The microphone input on a regular soundcard is high-impedance unbalanced, so it’s the wrong match for any good microphone, and the built-in preamp is usually noisy and poor quality making the mic input on a soundcard or laptop worthless for quality recording.

If you have a laptop with no line-in, you generally need a [u]USB Audio Interface[/u]. You can also find mixers with USB outputs. Even with a desktop computer, an audio interface is the standard way of doing it. (These devices bypass your soundcard.)

Another option is a “Studio Style” USB condenser (AKA “[u]Podcast Mic[/u]”). These are super convenient, and they are economical since you are essentially getting the USB audio interface free with the mic. (These usually run $100 - $200 USD). The downsides to a USB mic are that you can generally only use one at a time (no stereo or multi-tracking) and you can’t use them with a mixer. And, many of them don’t have a gain control which means it can be difficult to optimize the signal-to-noise ratio.

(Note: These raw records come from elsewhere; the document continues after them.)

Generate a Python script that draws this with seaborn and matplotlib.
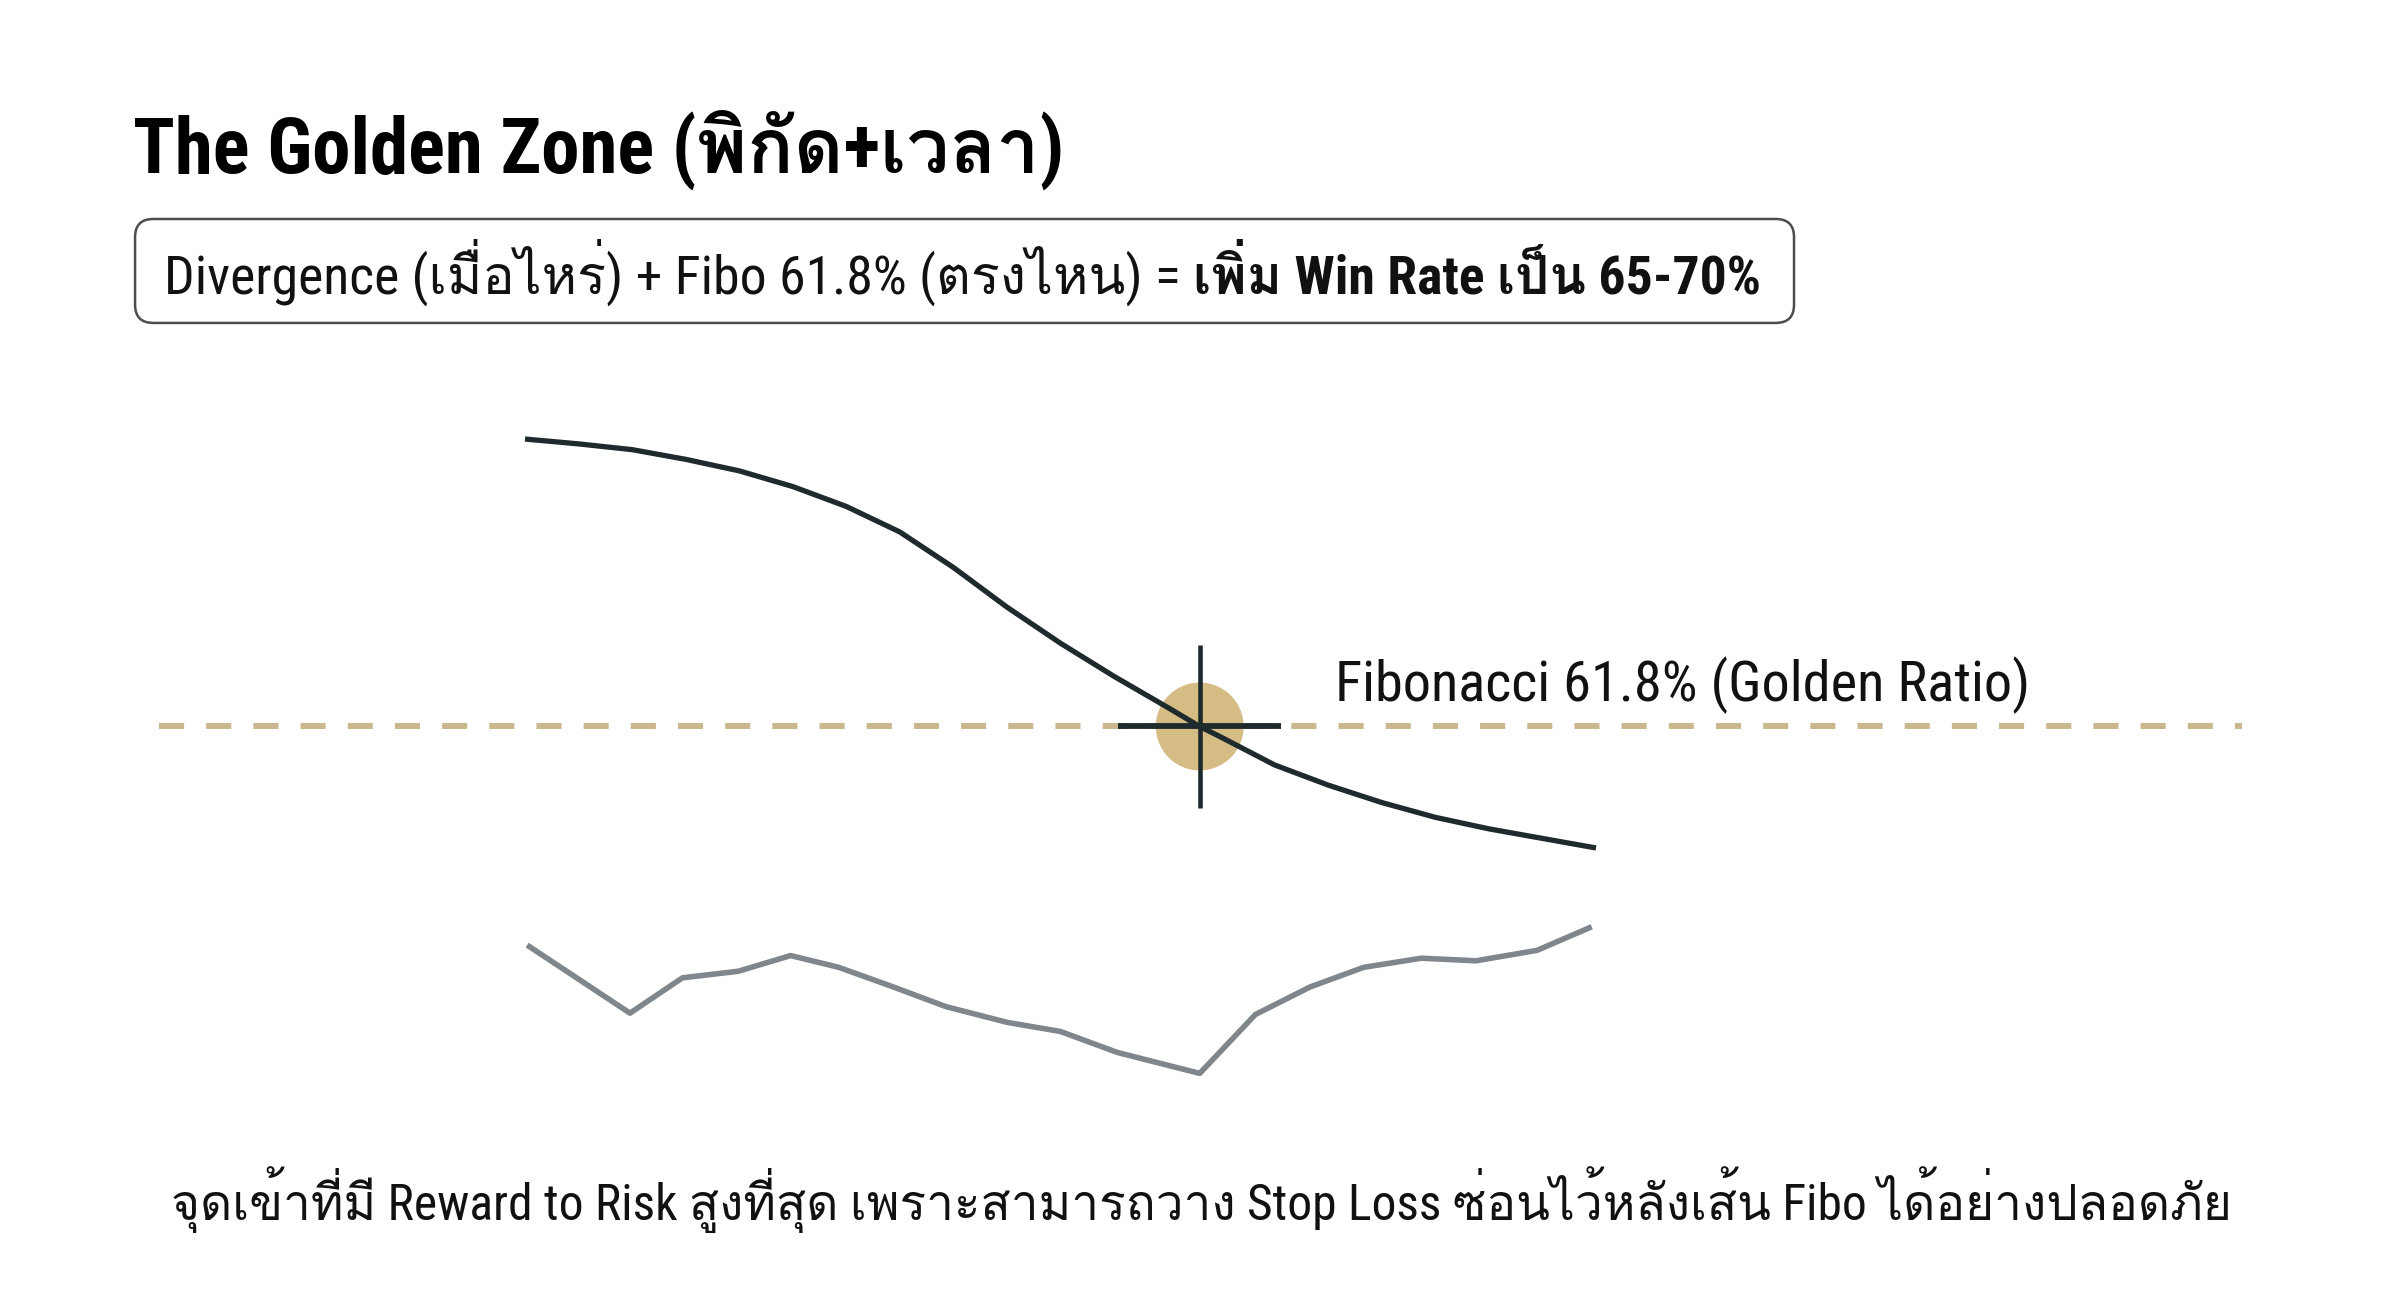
import matplotlib
matplotlib.use("Agg")
import matplotlib.pyplot as plt
import seaborn as sns
from matplotlib import font_manager
from matplotlib.ft2font import FT2Font
from matplotlib.patches import FancyBboxPatch

# ---- data ----
# price swing coming down into the 61.8% level
price_t = [0, 5, 10, 15, 20, 25, 30, 35, 40, 45, 50, 55, 60, 63, 65, 70, 75, 80, 85,
           90, 95, 100]
price_y = [66.46, 66.09, 65.65, 64.91, 64.03, 62.83, 61.31, 59.36, 56.65, 53.62, 50.86,
           48.33, 45.96, 44.5, 43.68, 41.56, 40.02, 38.69, 37.56, 36.68, 35.95, 35.22]

# oscillator underneath (divergence)
osc_t = [0.2, 9.8, 14.7, 19.9, 24.8, 29.3, 34.4, 39.3, 45.0, 50.0, 55.3, 63.0, 68.2,
         73.3, 78.3, 83.7, 88.8, 94.5, 99.6]
osc_y = [27.8, 22.6, 25.3, 25.8, 27.0, 26.1, 24.6, 23.1, 21.9, 21.2, 19.6, 18.0, 22.5,
         24.6, 26.1, 26.8, 26.6, 27.4, 29.2]

fib_level = 44.5
fib_span = [-34.2, 160.3]
entry_t = [63.0]
entry_y = [44.5]

title = "The Golden Zone (พิกัด+เวลา)"
box_normal = "Divergence (เมื่อไหร่) + Fibo 61.8% (ตรงไหน) = "
box_bold = "เพิ่ม Win Rate เป็น 65-70%"
fib_label = "Fibonacci 61.8% (Golden Ratio)"
footer = ("จุดเข้าที่มี Reward to Risk สูงที่สุด เพราะสามารถวาง Stop Loss "
          "ซ่อนไว้หลังเส้น Fibo ได้อย่างปลอดภัย")

GOLD = "#d5bb84"
DASH = "#cbb78d"
DARK = "#1f2a2d"
GREY = "#7f878c"


def thai_family():
    # installed family with Thai glyphs, one that also ships a bold face if possible
    found = {}
    for f in font_manager.fontManager.ttflist:
        try:
            cmap = FT2Font(f.fname).get_charmap()
        except Exception:
            continue
        if 0x0E01 in cmap and 0x0E34 in cmap:
            w = f.weight if isinstance(f.weight, int) else 400
            found.setdefault(f.name, set()).add(w)
    if not found:
        return None
    prefs = ["Noto Sans Thai", "Noto Sans Thai UI", "Noto Sans Thai Looped", "Loma", "Garuda"]
    names = sorted(found, key=lambda n: (max(found[n]) < 600,
                                         prefs.index(n) if n in prefs else 99))
    return names[0]


installed = {f.name for f in font_manager.fontManager.ttflist}
latin = next(n for n in ["Roboto Condensed", "Liberation Sans Narrow", "Roboto", "Noto Sans"]
             if n in installed)

sns.set_theme(style="white")
fams = [latin]
th = thai_family()
if th:
    fams.append(th)
fams.append("DejaVu Sans")
plt.rcParams["font.family"] = fams

fig = plt.figure(figsize=(24, 13.09), dpi=100, facecolor="white")
ax = fig.add_axes([0, 0, 1, 1])
ax.set_xlim(-49.02, 175.07)
ax.set_ylim(0, 100)
ax.axis("off")

# fibonacci level
ax.plot(fib_span, [fib_level, fib_level], color=DASH, lw=4.3, dashes=(4.2, 3.7), zorder=1)

# entry marker
sns.scatterplot(x=entry_t, y=entry_y, s=4000, color=GOLD, edgecolor="none", ax=ax, zorder=2)
ax.vlines(entry_t[0], entry_y[0] - 6.2, entry_y[0] + 6.2, color=DARK, lw=3.3, zorder=3)
ax.hlines(entry_y[0], entry_t[0] - 7.6, entry_t[0] + 7.6, color=DARK, lw=4.2, zorder=3)

sns.lineplot(x=price_t, y=price_y, color=DARK, lw=3.8, ax=ax, zorder=4,
             solid_joinstyle="round", solid_capstyle="butt")
sns.lineplot(x=osc_t, y=osc_y, color=GREY, lw=4.0, ax=ax, zorder=4,
             solid_joinstyle="round", solid_capstyle="butt")

# header box
box = FancyBboxPatch((-36.41, 75.33), 154.9, 7.94,
                     boxstyle="round,pad=0,rounding_size=1.7", mutation_aspect=0.82,
                     facecolor="white", edgecolor="#4d4d4d", lw=1.8, zorder=5)
ax.add_patch(box)

t_title = ax.text(-36.6, 86.8, title, fontsize=40, fontweight="bold", color="black",
                  va="baseline", ha="left", zorder=6)
t_norm = ax.text(-33.7, 77.6, box_normal, fontsize=30, color="#111111",
                 va="baseline", ha="left", zorder=6)
t_bold = ax.text(0, 77.6, box_bold, fontsize=30, fontweight="bold", color="#111111",
                 va="baseline", ha="left", zorder=6)
t_fib = ax.text(75.6, 46.45, fib_label, fontsize=30, color="#111111",
                va="baseline", ha="left", zorder=6)
t_foot = ax.text(-33.1, 6.8, footer, fontsize=30, color="#111111",
                 va="baseline", ha="left", zorder=6)

fig.canvas.draw()
r = fig.canvas.get_renderer()


def fit(texts, target_px):
    w = sum(t.get_window_extent(r).width for t in texts)
    for t in texts:
        t.set_fontsize(t.get_fontsize() * target_px / w)


fit([t_title], 931)
fit([t_fib], 695)
fit([t_foot], 2060)
fit([t_norm, t_bold], 1596)
fig.canvas.draw()
x_end = ax.transData.inverted().transform((t_norm.get_window_extent(r).x1, 0))[0]
t_bold.set_x(x_end)

fig.savefig("out.png", dpi=100, facecolor="white")
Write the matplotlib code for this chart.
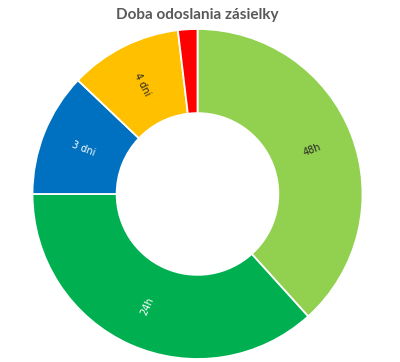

Acoustic guitar is most-often recorded with a studio condenser microphone. in fact, almost everything in “the studio” is recorded with a “Large Diaphragm Condenser”. Condenser mics tend to have better high frequency response for more “clarity” or “sparkle” than a dynamic mic. You can use a more mellow sounding dynamic mic and add some high-end boost, but boosting the high frequencies will also boost the hiss.

Studio condensers require phantom power. Almost all audio interfaces with XLR connectors can provide phantom power and many mixers can too. Most stage/performance condensers use a battery. (Dynamic mics don’t need power.)

…A good recording all starts with a good performance on a good instrument in a good quiet room (either a “dead studio” or a “music room” with good natural reverb), picked-up through a good mic with good mic positioning, and a good (quiet) preamp.

BBC Realistic Model - 32-1200B

I had one of those (similar) and I shot some voice sound tracks with it, too, but I had it connected to a very nice microphone and super well-behaved, quiet Mac and I was shooting theatrical presentation voices in a very quiet room in one of the annex buildings at work. So as long as everything else was perfect, I could get away with it. I could shoot drums and electric guitar like that, but I doubt acoustic guitar or quiet, expressive singing. There’s just too many strikes against me.

The problem with hiss noise or random electronic noise is it contains a mish-mash of all audio tones. So when you try to remove it with Noise Removal, Noise Removal tries to remove all audio tones — the whole show. It’s a common complaint that people managed to get rid of the hiss, but the voices and music started to get honky and bubbly.


Do you know anybody that has a system that you like?

Posters keep trying to ooze us into doing product recommendations or design their system and we need to remember this is the Audacity forum, not the Live Recording For Podcast or Help Me Record a Music CD forum. We get involved when posters find out how hard it is to “Clean Up My Show” because they have sound that has just too many problems.

That’s not a dreadful microphone if you plugged it into a top quality mixer and a top quality digitizer…

The mixer is probably adequate if you plug in a top quality microphone and used a top quality digitizer…

It’s when you line up all these “nose just above water” pieces that you get into trouble.

I’m not a fan of USB microphones. They seem to be a gift from the angels, but they have weak sound (on purpose) and are prone to a particularly vicious problem I call Frying Mosquitoes from computer connection problems.

So when you find a system you like, run it by us and we will give you the shortcoming list so you can decide whether you care about them or not.